----- Data for the task

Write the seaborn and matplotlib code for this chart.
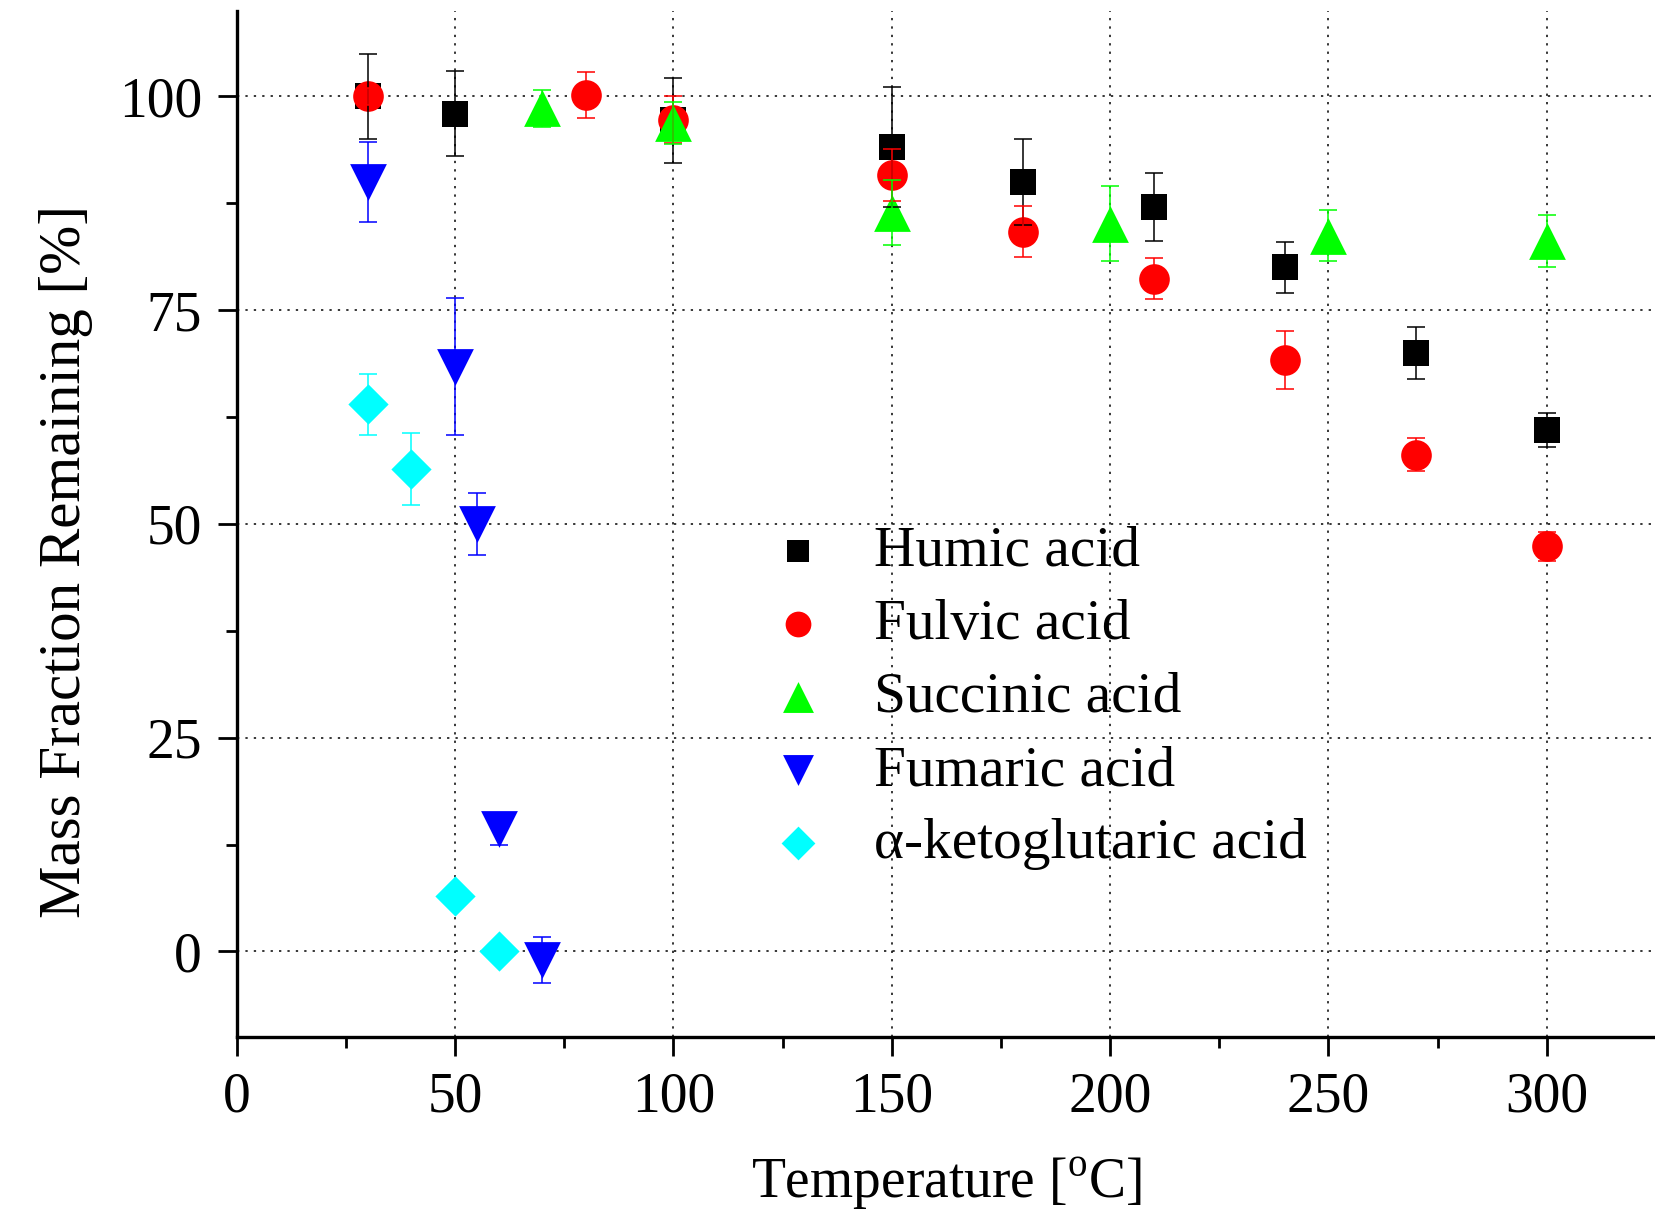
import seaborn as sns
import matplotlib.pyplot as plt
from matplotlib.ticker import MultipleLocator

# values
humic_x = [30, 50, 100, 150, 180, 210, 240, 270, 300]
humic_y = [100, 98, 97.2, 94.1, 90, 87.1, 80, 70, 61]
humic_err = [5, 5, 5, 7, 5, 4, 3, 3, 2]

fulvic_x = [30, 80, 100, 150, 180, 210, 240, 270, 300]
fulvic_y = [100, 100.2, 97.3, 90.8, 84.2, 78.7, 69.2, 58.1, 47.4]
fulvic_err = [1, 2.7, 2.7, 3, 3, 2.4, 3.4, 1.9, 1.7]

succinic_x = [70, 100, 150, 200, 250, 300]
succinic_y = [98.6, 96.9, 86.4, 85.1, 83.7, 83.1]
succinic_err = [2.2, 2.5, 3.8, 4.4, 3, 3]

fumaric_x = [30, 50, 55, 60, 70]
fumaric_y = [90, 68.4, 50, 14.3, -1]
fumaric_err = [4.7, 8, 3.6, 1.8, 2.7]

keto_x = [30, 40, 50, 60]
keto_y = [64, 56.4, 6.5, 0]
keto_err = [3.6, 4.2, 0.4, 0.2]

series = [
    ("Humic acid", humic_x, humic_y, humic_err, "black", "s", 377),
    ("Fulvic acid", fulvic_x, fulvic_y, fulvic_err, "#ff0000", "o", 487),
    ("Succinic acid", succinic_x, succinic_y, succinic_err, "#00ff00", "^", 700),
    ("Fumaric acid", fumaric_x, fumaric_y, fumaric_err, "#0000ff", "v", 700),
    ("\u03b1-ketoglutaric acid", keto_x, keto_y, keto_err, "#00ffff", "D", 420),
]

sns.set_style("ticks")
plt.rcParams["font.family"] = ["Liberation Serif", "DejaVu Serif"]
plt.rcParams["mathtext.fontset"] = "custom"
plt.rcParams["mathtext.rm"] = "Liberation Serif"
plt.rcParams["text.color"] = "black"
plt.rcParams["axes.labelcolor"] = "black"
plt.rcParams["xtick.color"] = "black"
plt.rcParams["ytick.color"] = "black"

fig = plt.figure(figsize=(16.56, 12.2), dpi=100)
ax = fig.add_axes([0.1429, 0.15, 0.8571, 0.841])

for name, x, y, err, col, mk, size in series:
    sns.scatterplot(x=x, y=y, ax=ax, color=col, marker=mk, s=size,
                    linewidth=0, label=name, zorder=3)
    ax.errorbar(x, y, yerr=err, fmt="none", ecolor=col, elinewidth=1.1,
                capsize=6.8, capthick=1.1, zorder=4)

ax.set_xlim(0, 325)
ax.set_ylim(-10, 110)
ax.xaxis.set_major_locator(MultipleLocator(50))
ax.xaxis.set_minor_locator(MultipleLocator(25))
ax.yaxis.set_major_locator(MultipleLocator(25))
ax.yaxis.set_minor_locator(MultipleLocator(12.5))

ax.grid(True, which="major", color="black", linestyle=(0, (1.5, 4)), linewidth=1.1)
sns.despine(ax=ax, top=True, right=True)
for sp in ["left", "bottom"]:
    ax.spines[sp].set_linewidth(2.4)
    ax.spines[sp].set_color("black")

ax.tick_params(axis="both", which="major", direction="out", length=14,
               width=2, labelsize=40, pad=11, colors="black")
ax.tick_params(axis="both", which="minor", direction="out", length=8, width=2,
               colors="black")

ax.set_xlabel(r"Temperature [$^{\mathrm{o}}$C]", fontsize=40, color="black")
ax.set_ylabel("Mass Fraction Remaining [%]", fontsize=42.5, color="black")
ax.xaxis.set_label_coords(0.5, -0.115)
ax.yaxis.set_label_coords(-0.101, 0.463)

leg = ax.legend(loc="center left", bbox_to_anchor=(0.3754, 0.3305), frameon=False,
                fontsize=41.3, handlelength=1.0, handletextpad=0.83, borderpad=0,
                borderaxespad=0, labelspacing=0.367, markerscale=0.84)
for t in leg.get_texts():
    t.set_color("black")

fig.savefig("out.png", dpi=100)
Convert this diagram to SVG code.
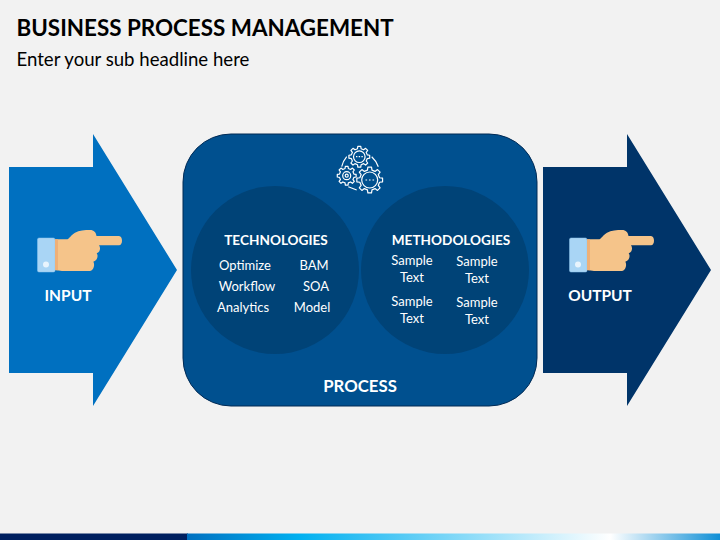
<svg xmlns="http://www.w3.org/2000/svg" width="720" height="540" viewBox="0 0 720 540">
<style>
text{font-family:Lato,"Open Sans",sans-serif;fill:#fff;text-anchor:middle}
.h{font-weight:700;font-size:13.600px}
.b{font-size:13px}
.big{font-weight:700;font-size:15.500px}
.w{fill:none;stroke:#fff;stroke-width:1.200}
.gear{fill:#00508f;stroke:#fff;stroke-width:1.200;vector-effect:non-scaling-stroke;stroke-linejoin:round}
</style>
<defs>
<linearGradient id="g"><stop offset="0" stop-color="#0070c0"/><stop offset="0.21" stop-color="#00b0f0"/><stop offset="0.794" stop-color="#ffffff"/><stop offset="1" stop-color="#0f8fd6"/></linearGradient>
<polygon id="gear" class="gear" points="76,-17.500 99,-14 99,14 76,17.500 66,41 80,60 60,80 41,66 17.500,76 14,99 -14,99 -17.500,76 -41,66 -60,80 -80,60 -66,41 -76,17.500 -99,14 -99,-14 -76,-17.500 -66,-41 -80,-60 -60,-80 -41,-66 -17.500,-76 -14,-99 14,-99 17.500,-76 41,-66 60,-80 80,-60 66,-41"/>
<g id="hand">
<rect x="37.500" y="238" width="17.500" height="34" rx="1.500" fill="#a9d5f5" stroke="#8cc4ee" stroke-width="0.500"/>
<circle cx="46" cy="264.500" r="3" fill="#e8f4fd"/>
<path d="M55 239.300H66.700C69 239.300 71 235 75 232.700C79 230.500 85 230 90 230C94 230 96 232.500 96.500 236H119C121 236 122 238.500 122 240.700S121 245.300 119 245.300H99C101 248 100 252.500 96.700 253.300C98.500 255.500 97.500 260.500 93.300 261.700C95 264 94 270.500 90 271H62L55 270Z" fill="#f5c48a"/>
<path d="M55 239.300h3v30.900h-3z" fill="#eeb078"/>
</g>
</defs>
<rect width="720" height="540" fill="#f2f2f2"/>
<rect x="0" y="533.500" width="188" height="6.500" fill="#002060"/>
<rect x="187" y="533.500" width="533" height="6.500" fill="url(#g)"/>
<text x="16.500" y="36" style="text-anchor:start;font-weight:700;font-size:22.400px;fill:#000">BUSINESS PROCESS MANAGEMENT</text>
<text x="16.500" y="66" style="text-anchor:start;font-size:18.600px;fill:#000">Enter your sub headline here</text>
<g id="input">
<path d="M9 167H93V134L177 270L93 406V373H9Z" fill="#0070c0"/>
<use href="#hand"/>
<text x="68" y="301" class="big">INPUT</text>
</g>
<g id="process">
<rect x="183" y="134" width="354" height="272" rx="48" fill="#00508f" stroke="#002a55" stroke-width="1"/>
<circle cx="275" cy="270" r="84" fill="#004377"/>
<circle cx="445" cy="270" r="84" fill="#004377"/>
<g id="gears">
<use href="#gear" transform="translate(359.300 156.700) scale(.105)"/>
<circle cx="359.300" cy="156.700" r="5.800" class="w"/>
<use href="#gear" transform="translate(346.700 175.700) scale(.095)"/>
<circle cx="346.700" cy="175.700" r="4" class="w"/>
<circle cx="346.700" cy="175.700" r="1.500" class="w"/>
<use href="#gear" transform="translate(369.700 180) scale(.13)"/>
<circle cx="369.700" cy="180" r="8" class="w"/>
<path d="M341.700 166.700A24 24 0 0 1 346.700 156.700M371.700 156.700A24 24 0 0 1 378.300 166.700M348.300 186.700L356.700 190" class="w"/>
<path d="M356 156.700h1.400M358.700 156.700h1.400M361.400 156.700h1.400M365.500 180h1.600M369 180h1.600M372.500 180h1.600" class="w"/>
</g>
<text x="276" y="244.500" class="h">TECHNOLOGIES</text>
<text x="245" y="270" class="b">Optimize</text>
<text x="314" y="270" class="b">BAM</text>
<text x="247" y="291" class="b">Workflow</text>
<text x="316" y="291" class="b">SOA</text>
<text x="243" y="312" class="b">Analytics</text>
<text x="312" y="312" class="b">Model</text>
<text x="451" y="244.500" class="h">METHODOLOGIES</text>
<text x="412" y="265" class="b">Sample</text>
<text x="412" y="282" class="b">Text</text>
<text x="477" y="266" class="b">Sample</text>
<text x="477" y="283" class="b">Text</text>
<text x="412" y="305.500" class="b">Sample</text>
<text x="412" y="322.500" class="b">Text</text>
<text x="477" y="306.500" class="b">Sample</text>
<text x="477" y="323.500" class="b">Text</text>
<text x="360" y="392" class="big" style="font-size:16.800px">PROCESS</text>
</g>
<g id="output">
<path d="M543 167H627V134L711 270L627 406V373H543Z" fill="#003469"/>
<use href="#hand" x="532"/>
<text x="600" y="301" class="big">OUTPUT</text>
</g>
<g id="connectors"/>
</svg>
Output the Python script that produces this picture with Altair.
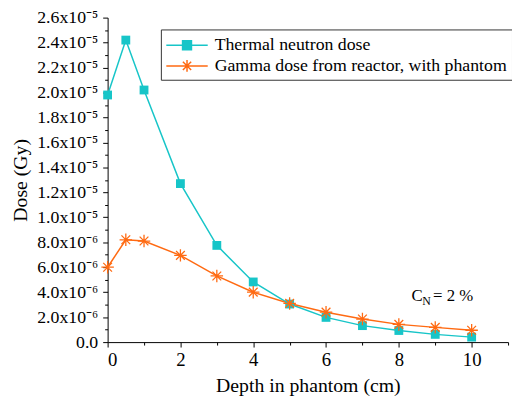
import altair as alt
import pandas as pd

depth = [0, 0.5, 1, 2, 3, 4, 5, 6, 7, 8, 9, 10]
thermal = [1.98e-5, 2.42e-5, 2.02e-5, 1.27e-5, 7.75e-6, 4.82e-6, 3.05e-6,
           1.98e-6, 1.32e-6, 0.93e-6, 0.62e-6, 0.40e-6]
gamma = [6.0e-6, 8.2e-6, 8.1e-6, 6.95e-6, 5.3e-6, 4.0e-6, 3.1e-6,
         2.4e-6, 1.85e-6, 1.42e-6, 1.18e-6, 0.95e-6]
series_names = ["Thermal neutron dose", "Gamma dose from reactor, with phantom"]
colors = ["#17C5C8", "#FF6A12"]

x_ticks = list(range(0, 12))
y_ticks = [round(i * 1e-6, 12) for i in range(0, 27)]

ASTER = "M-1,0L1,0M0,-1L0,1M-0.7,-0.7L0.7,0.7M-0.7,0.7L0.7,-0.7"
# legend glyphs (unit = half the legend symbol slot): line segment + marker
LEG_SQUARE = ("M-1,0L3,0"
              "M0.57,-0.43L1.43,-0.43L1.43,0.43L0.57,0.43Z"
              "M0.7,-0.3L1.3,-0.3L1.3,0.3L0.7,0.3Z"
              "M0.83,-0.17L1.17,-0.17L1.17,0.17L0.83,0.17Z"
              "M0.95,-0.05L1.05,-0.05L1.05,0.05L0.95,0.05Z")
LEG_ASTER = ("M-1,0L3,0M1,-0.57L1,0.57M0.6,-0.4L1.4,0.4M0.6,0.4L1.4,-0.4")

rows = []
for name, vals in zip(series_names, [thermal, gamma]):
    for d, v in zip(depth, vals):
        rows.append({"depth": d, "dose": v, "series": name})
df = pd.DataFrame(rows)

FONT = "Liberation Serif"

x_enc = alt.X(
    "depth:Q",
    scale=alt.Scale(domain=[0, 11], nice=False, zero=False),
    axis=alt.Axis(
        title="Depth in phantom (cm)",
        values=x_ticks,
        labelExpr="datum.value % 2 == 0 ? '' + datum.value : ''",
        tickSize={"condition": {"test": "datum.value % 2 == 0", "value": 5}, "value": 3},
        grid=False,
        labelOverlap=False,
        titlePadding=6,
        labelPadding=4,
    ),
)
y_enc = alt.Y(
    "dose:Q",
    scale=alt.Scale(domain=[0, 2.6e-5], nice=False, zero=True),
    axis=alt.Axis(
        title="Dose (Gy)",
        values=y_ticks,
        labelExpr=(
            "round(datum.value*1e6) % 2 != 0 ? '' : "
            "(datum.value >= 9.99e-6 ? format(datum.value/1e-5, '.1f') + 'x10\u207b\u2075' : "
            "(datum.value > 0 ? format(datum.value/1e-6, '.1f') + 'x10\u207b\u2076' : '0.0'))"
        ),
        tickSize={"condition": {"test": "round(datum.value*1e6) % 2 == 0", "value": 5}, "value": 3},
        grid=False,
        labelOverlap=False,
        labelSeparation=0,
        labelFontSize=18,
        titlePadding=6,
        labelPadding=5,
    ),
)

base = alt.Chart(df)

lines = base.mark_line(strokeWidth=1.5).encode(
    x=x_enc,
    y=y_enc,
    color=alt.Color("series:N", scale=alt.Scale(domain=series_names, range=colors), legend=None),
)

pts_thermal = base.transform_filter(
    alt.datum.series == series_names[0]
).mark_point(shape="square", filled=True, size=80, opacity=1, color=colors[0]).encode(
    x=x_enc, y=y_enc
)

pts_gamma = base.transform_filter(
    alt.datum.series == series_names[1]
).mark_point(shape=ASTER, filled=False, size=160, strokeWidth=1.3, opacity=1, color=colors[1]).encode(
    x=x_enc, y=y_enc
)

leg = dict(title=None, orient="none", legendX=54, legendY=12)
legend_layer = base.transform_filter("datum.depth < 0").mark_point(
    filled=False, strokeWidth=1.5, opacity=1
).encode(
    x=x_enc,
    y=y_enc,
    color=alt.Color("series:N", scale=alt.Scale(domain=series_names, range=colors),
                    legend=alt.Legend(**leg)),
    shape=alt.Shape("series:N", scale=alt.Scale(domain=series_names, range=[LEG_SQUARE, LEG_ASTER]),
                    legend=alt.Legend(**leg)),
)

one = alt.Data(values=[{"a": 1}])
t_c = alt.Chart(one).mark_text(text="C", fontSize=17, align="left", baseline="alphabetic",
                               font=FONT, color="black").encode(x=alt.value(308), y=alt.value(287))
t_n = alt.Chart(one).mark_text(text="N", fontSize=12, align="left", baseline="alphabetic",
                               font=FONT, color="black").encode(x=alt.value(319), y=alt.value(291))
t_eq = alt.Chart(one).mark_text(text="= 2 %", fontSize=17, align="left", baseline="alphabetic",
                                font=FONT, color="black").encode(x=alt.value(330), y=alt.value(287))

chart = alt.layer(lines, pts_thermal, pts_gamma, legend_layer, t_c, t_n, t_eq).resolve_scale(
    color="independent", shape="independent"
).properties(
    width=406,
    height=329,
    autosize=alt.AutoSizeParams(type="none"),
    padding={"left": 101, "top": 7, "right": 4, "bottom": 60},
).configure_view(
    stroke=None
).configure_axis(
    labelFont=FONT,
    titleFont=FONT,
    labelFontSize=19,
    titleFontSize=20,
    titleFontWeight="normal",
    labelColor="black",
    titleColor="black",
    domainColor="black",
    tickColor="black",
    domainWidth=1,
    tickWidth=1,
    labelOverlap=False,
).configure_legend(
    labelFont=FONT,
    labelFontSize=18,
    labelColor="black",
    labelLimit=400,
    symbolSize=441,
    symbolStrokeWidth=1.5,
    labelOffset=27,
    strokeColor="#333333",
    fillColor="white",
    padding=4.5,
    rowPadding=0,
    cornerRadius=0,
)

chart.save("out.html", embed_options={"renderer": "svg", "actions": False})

----------

> Instructions for the task:
Set down, without pictures, the lines between the line holding "Output the Python" and the line holding "y_ticks = [round(i", both inclusive.

> Exercise output:
Output the Python script that produces this picture with Altair.
import altair as alt
import pandas as pd

depth = [0, 0.5, 1, 2, 3, 4, 5, 6, 7, 8, 9, 10]
thermal = [1.98e-5, 2.42e-5, 2.02e-5, 1.27e-5, 7.75e-6, 4.82e-6, 3.05e-6,
           1.98e-6, 1.32e-6, 0.93e-6, 0.62e-6, 0.40e-6]
gamma = [6.0e-6, 8.2e-6, 8.1e-6, 6.95e-6, 5.3e-6, 4.0e-6, 3.1e-6,
         2.4e-6, 1.85e-6, 1.42e-6, 1.18e-6, 0.95e-6]
series_names = ["Thermal neutron dose", "Gamma dose from reactor, with phantom"]
colors = ["#17C5C8", "#FF6A12"]

x_ticks = list(range(0, 12))
y_ticks = [round(i * 1e-6, 12) for i in range(0, 27)]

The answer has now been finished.